Although some governments prefer commercial breeding as somehow easier to regulate for hygiene, this cannot make up for the damage done, especially if little care goes into the selection of parents or providing optimal levels of prenatal challenge and support. Yes, hobby breeders can be harder to regulate for financial and hygiene reasons, but often a good hobby breeder is there to support mum as well as the puppies. At their best, they are more able to pay attention to temperament and gestational stress too.
Shelters can also have a lot to learn from great puppy support. It’s no longer enough to say a warm home is enough.
Does this mean puppies are damaged without mum?
Having spent so long in the shelter world, it’s hard to say. My own motherless boy Heston was no more or less robust emotionally than any other dog I know. For a shepherd, he was pretty good in his skin and I certainly didn’t notice any strange behaviours.
That said, he had great canine Aunties in Molly and Tilly, so it’s hard to know how much they were able to restore.
He may have had emotionally robust parents (I suspect a Lady & the Tramp scenario myself) and his postnatal care was good. The litter was split up and that may have been a good thing or not.

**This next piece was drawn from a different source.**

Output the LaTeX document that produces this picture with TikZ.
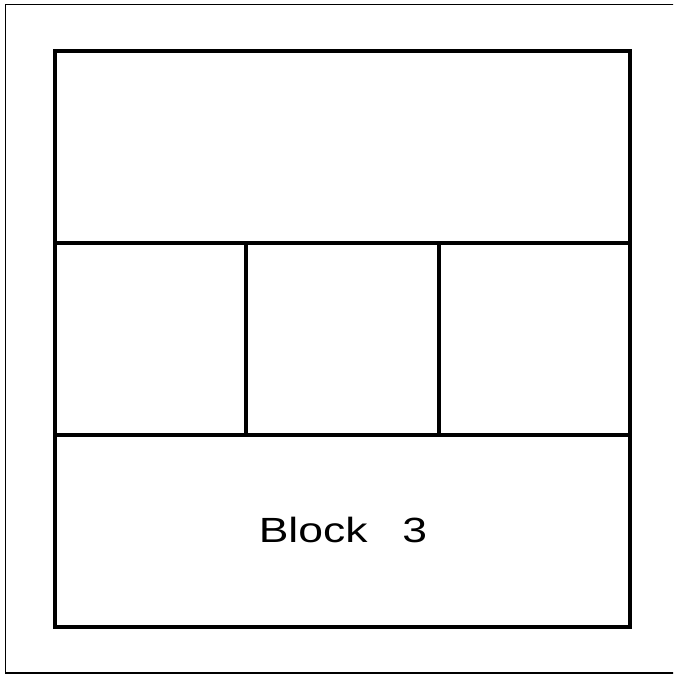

Just as we should never blame one missing piece like socialisation for our dog’s sensitivity and challenges, so we can’t really say that this one single area is responsible either. In reality, the combination of factors is what makes a puppy into a robust adult. Missing two or three will no doubt have a deleterious effect. That’s why, if we’re involved in puppy care, we should pay equal attention to this vital period of development.